The story follows childhood friends Sam Masur and Sadie Green, who reconnect as students in Cambridge, Massachusetts. Along with Sam's charismatic roommate, Marx Watanabe, they form a video game company that becomes an industry sensation. Their collaboration brings fame and fortune, but it also exposes every insecurity, misunderstanding, and emotional scar they've carried into adulthood.

This isn't really a book about video games. The fictional games serve as a mirror for the characters' inner lives. Each project reflects their hopes, anxieties, regrets, and dreams—things they often can't put into words. Even readers who have never picked up a controller find themselves drawn in because the games are a form of storytelling, not technical jargon. Programming and brainstorming matter, but the heart of the story is always the people.

The Friendship That Defines the Novel

Perhaps Zevin's boldest move is refusing to turn Sam and Sadie's relationship into a conventional romance. In a literary landscape where long-term emotional intimacy is often equated with romantic love, Zevin offers something more nuanced. The bond between Sam and Sadie is conflicted, complicated, full of love and destruction, and impossible to label.

This choice adds tremendous dramatic tension. Zevin shows how Sam and Sadie have been intertwined for most of their lives—supporting each other, breaking each other's spirits, drifting apart, and coming back together. They navigate success, envy, misunderstandings, trauma, disappointment, and the struggle between art and personal satisfaction. They're not always likable, and that's intentional. Both are selfish and struggle to communicate openly. They hurt the people closest to them. Yet their imperfections make them feel achingly real. Zevin doesn't create likable characters; she creates honest ones.

The novel also challenges the idea that growing up is something that happens only in adolescence. Sam and Sadie keep changing and figuring out their lives well into adulthood. Success doesn't save them from loneliness, insecurity, or grief. And the book introduces a notion that feels both familiar and fresh: a creative career isn't just a job—it's an essential part of someone's identity. For Sam and Sadie, making games becomes their primary way of expressing feelings they can't articulate otherwise.

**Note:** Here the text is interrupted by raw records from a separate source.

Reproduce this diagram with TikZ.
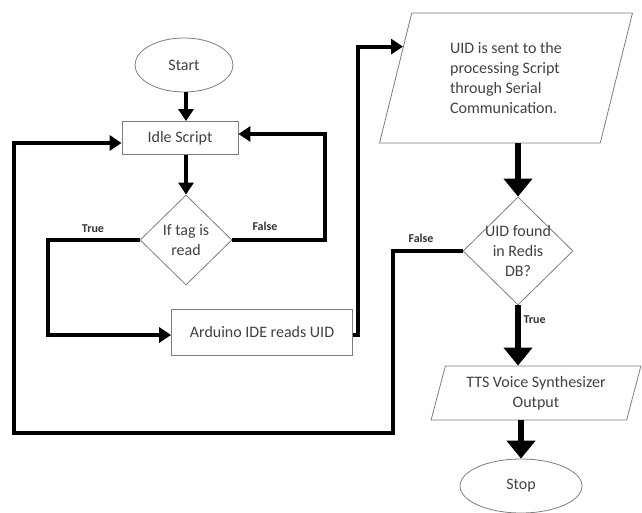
\documentclass[tikz,border=0pt]{standalone}
\usepackage{fontspec}
\setmainfont{Carlito}
\usepackage{tikz}
\usetikzlibrary{shapes.geometric, arrows.meta, calc}
\definecolor{boxline}{RGB}{125,125,125}
\definecolor{boxtext}{RGB}{65,65,65}

\begin{document}
\begin{tikzpicture}[x=1pt, y=-1pt,
    base/.style={draw=boxline, line width=0.8pt, text=boxtext, font=\fontsize{16}{20}\selectfont, align=center},
    term/.style={base, ellipse},
    proc/.style={base, rectangle},
    dec/.style={base, diamond, inner sep=0pt},
    io/.style={base, trapezium, trapezium stretches=true, inner sep=0pt},
    lbl/.style={font=\fontsize{12}{14}\selectfont\bfseries, text=black!80},
    flow/.style={-{Triangle[length=12pt, width=15pt]}, line width=4pt},
    bigflow/.style={-{Triangle[length=18pt, width=28pt]}, line width=6pt}
]
\useasboundingbox (0,0) rectangle (642,513);

\node[term, minimum width=98pt, minimum height=54pt] (start) at (184,65) {Start};
\node[proc, minimum width=116pt, minimum height=33pt] (idle) at (180,138) {Idle Script};
\node[dec, minimum width=92pt, minimum height=90pt] (tag) at (186,240) {If tag is\\read};
\node[proc, minimum width=181pt, minimum height=46pt] (ard) at (262,332) {Arduino IDE reads UID};
\node[io, align=left, trapezium left angle=75, trapezium right angle=105,
      minimum width=253pt, minimum height=130pt] (uid) at (506,78)
      {UID is sent to the\\processing Script\\through Serial\\Communication.};
\node[dec, inner sep=-3pt, minimum width=110pt, minimum height=108pt] (found) at (518,251) {UID found\\in Redis\\DB?};
\node[io, trapezium left angle=72, trapezium right angle=108,
      minimum width=210pt, minimum height=54pt] (tts) at (536,393)
      {TTS Voice Synthesizer\\Output};
\node[term, minimum width=122pt, minimum height=54pt] (stop) at (521,486) {Stop};

% labels on the branches
\node[lbl] (true1) at (93,229) {True};
\node[lbl] (false1) at (265,226) {False};
\node[lbl] (false2) at (421,238) {False};
\node[lbl, anchor=west] (true2) at (520,320) {True};

\coordinate (uidin) at ($(uid.bottom left corner)!0.74!(uid.top left corner)$);
\coordinate (loopbl) at (14,433);

\draw[flow] (start.south -| tag.north) -- (tag.north |- idle.north);
\draw[flow] (tag.north |- idle.south) -- (tag.north);
\draw[flow] (tag.east) -- ++(93,0) |- ([yshift=4pt]idle.east);
\draw[flow] (tag.west) -- ++(-92,0) |- ([yshift=-3pt]ard.west);
\draw[flow] ([yshift=-3pt]ard.east) -- ++(5,0) |- (uidin);
\draw[bigflow] (found.north |- uid.south) -- (found.north);
\draw[flow] (found.west) -- ++(-70,0) |- (loopbl) |- ([yshift=-5pt]idle.west);
\draw[bigflow] (found.south) -- (found.south |- tts.north);
\draw[bigflow] (stop.north |- tts.south) -- (stop.north);
\end{tikzpicture}
\end{document}
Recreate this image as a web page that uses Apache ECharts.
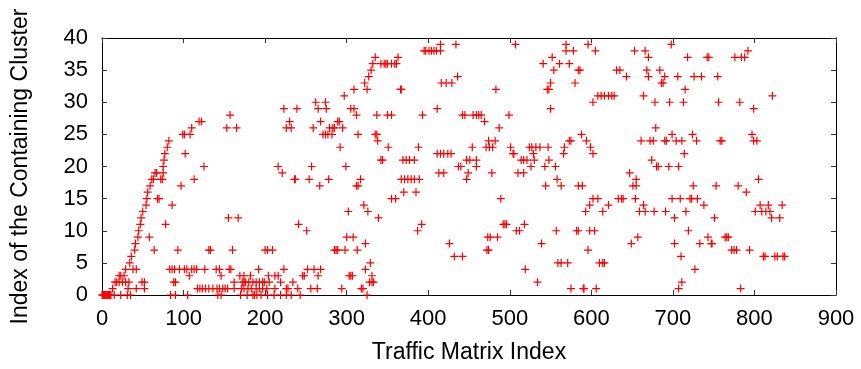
<!DOCTYPE html>
<html>
<head>
<meta charset="utf-8">
<script src="https://cdn.jsdelivr.net/npm/echarts@6/dist/echarts.min.js"></script>
<style>
  html, body { margin: 0; padding: 0; background: #fff; }
  #chart { width: 861px; height: 369px; }
</style>
</head>
<body>
<div id="chart"></div>
<script>
// Cluster assignment of each traffic matrix; one line per cluster.
const matrixIndex = [
  0,1,2,3,4,5,6,7,8,9,10,11,15,23,31,35,84,90,105,142,146,170,178,185,187,190,195,203,211,219,226,232,243,325,
  13,32,42,52,117,120,123,127,131,136,141,144,148,151,154,162,171,174,179,183,189,193,197,202,212,226,228,240,256,264,294,318,320,575,590,591,606,707,783,
  16,18,21,25,29,33,49,52,88,90,162,172,174,176,180,185,189,193,197,199,205,219,234,328,331,333,534,711,
  21,23,27,107,146,169,174,182,204,212,216,246,248,265,303,305,307,331,
  29,38,42,83,86,89,95,101,104,110,113,116,126,140,144,156,158,192,223,252,260,268,323,519,727,
  34,329,559,563,571,610,614,616,
  36,432,442,710,811,813,825,828,835,837,
  40,64,93,131,133,160,200,203,209,285,287,289,298,313,472,474,596,772,775,778,794,
  41,323,426,539,649,702,733,747,748,
  44,58,300,308,473,476,485,657,743,764,766,768,
  45,251,387,508,512,557,582,584,598,604,719,
  47,78,241,392,492,494,496,518,
  48,155,167,339,702,751,821,831,
  50,302,326,593,614,659,666,677,691,716,801,809,814,819,
  54,86,321,598,621,664,738,807,817,834,
  55,68,70,355,360,489,602,608,633,637,639,654,699,709,721,723,730,
  56,370,385,790,
  59,97,267,312,314,544,563,584,589,651,655,725,753,780,
  61,63,72,74,113,236,237,254,278,317,367,371,375,379,383,389,447,558,655,805,
  65,67,75,221,413,419,449,478,510,517,647,
  75,125,216,257,299,437,440,459,526,543,556,680,682,695,707,
  76,342,344,369,373,377,383,447,451,459,514,517,521,530,548,674,
  77,102,411,415,419,424,428,504,505,529,566,602,714,
  80,292,351,388,454,471,475,479,501,524,527,532,537,547,567,599,
  82,338,474,482,573,575,594,661,672,676,690,692,704,711,729,758,760,799,803,
  99,101,108,271,274,277,282,314,335,337,588,699,724,797,
  110,153,165,226,232,259,279,283,285,295,487,679,
  119,122,230,268,289,291,469,
  157,312,337,350,355,393,442,445,455,459,462,465,499,
  223,239,265,275,305,309,411,550,799,
  262,274,602,678,696,713,756,782,
  297,608,612,616,621,625,628,664,822,
  309,325,366,367,483,546,548,715,
  322,416,422,429,550,580,686,688,
  327,436,643,670,690,706,726,735,755,
  330,554,584,586,631,635,668,684,
  332,342,346,348,350,355,359,361,541,561,573,
  335,363,552,670,718,742,744,776,784,788,
  395,397,401,404,407,410,415,569,578,605,653,666,792,
  415,434,507,569,596,698
];

const clusterIndex = [
  0,0,0,0,0,0,0,0,0,0, 0,0,0,0,0,0,0,0,0,0, 0,0,0,0,0,0,0,0,0,0, 0,0,0,0,
  1,1,1,1,1,1,1,1,1,1, 1,1,1,1,1,1,1,1,1,1, 1,1,1,1,1,1,1,1,1,1, 1,1,1,1,1,1,1,1,1,
  2,2,2,2,2,2,2,2,2,2, 2,2,2,2,2,2,2,2,2,2, 2,2,2,2,2,2,2,2,
  3,3,3,3,3,3,3,3,3,3, 3,3,3,3,3,3,3,3,
  4,4,4,4,4,4,4,4,4,4, 4,4,4,4,4,4,4,4,4,4, 4,4,4,4,4,
  5,5,5,5,5,5,5,5,
  6,6,6,6,6,6,6,6,6,6,
  7,7,7,7,7,7,7,7,7,7, 7,7,7,7,7,7,7,7,7,7, 7,
  8,8,8,8,8,8,8,8,8,
  9,9,9,9,9,9,9,9,9,9, 9,9,
  10,10,10,10,10,10,10,10,10,10, 10,
  11,11,11,11,11,11,11,11,
  12,12,12,12,12,12,12,12,
  13,13,13,13,13,13,13,13,13,13, 13,13,13,13,
  14,14,14,14,14,14,14,14,14,14,
  15,15,15,15,15,15,15,15,15,15, 15,15,15,15,15,15,15,
  16,16,16,16,
  17,17,17,17,17,17,17,17,17,17, 17,17,17,17,
  18,18,18,18,18,18,18,18,18,18, 18,18,18,18,18,18,18,18,18,18,
  19,19,19,19,19,19,19,19,19,19, 19,
  20,20,20,20,20,20,20,20,20,20, 20,20,20,20,20,
  21,21,21,21,21,21,21,21,21,21, 21,21,21,21,21,21,
  22,22,22,22,22,22,22,22,22,22, 22,22,22,
  23,23,23,23,23,23,23,23,23,23, 23,23,23,23,23,23,
  24,24,24,24,24,24,24,24,24,24, 24,24,24,24,24,24,24,24,24,
  25,25,25,25,25,25,25,25,25,25, 25,25,25,25,
  26,26,26,26,26,26,26,26,26,26, 26,26,
  27,27,27,27,27,27,27,
  28,28,28,28,28,28,28,28,28,28, 28,28,28,
  29,29,29,29,29,29,29,29,29,
  30,30,30,30,30,30,30,30,
  31,31,31,31,31,31,31,31,31,
  32,32,32,32,32,32,32,32,
  33,33,33,33,33,33,33,33,
  34,34,34,34,34,34,34,34,34,
  35,35,35,35,35,35,35,35,
  36,36,36,36,36,36,36,36,36,36, 36,
  37,37,37,37,37,37,37,37,37,37,
  38,38,38,38,38,38,38,38,38,38, 38,38,38,
  39,39,39,39,39,39
];

const xTicks = { min: 0, max: 900, step: 100 };
const yTicks = { min: 0, max: 40, step: 5 };

const points = matrixIndex.map((m, i) => [m, clusterIndex[i]]);

const FONT = '"Liberation Sans", Arial, Helvetica, sans-serif';
const PLUS = 'path://M3.4,0H4.6V3.4H8V4.6H4.6V8H3.4V4.6H0V3.4H3.4Z';

const frameAxis = {
  axisLine: { show: true, onZero: false, lineStyle: { color: '#000', width: 1 } },
  axisTick: { show: true, inside: true, length: 5, lineStyle: { color: '#333', width: 1 } },
  splitLine: { show: false }
};

const chart = echarts.init(document.getElementById('chart'), null, { renderer: 'canvas' });
chart.setOption({
  animation: false,
  backgroundColor: '#fff',
  grid: { left: 102, right: 25, top: 38, bottom: 72, containLabel: false },
  xAxis: [
    Object.assign({}, frameAxis, {
      type: 'value', position: 'bottom',
      min: xTicks.min, max: xTicks.max, interval: xTicks.step,
      name: 'Traffic Matrix Index', nameLocation: 'middle', nameGap: 46,
      nameTextStyle: { fontFamily: FONT, fontSize: 23, color: '#000' },
      axisLabel: { fontFamily: FONT, fontSize: 22, color: '#000', margin: 13 }
    }),
    Object.assign({}, frameAxis, {
      type: 'value', position: 'top',
      min: xTicks.min, max: xTicks.max, interval: xTicks.step,
      axisLabel: { show: false }
    })
  ],
  yAxis: [
    Object.assign({}, frameAxis, {
      type: 'value', position: 'left',
      min: yTicks.min, max: yTicks.max, interval: yTicks.step,
      name: 'Index of the Containing Cluster', nameLocation: 'middle', nameGap: 70,
      nameTextStyle: { fontFamily: FONT, fontSize: 23, color: '#000' },
      axisLabel: { fontFamily: FONT, fontSize: 22, color: '#000', margin: 14 }
    }),
    Object.assign({}, frameAxis, {
      type: 'value', position: 'right',
      min: yTicks.min, max: yTicks.max, interval: yTicks.step,
      axisLabel: { show: false }
    })
  ],
  series: [{
    type: 'scatter',
    xAxisIndex: 0,
    yAxisIndex: 0,
    data: points,
    symbol: PLUS,
    symbolSize: 8,
    itemStyle: { color: '#ff0000', opacity: 1 },
    clip: false
  }]
});
</script>
</body>
</html>
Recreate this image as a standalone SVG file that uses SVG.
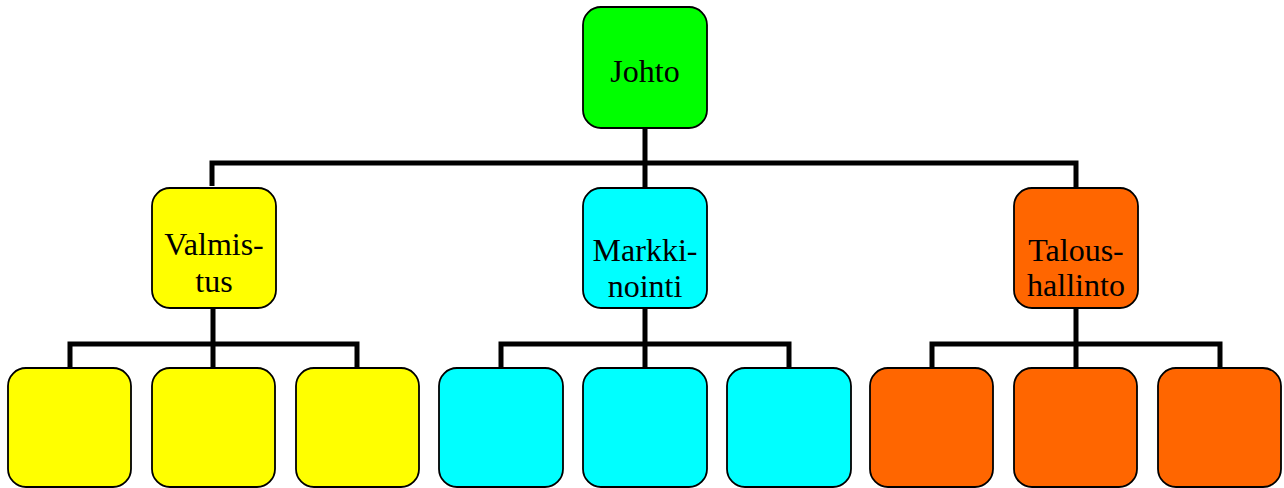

The Film Adaptation Is Gaining Momentum

Interest in Tomorrow, and Tomorrow, and Tomorrow is only growing as its film adaptation moves forward. Paramount is developing the project with Academy Award-winning filmmaker Siân Heder directing, and Zevin is involved as an executive producer, having contributed to earlier drafts of the screenplay. The adaptation recently gained steam with Daisy Edgar-Jones cast as Sadie Green. Sam and Marx have yet to be cast, but the project already has the ingredients of one of the most anticipated literary adaptations in development. For fans of the book, it's an exciting time—and for newcomers, there's no better moment to discover why this novel still hits like a punch to the gut.

Four years after its release, Tomorrow, and Tomorrow, and Tomorrow remains as relevant as ever. It asks the same questions we all grapple with: about the people we love, the work we create, and the messy, beautiful process of becoming ourselves. Zevin doesn't provide easy answers, but she prompts us to keep thinking—and feeling.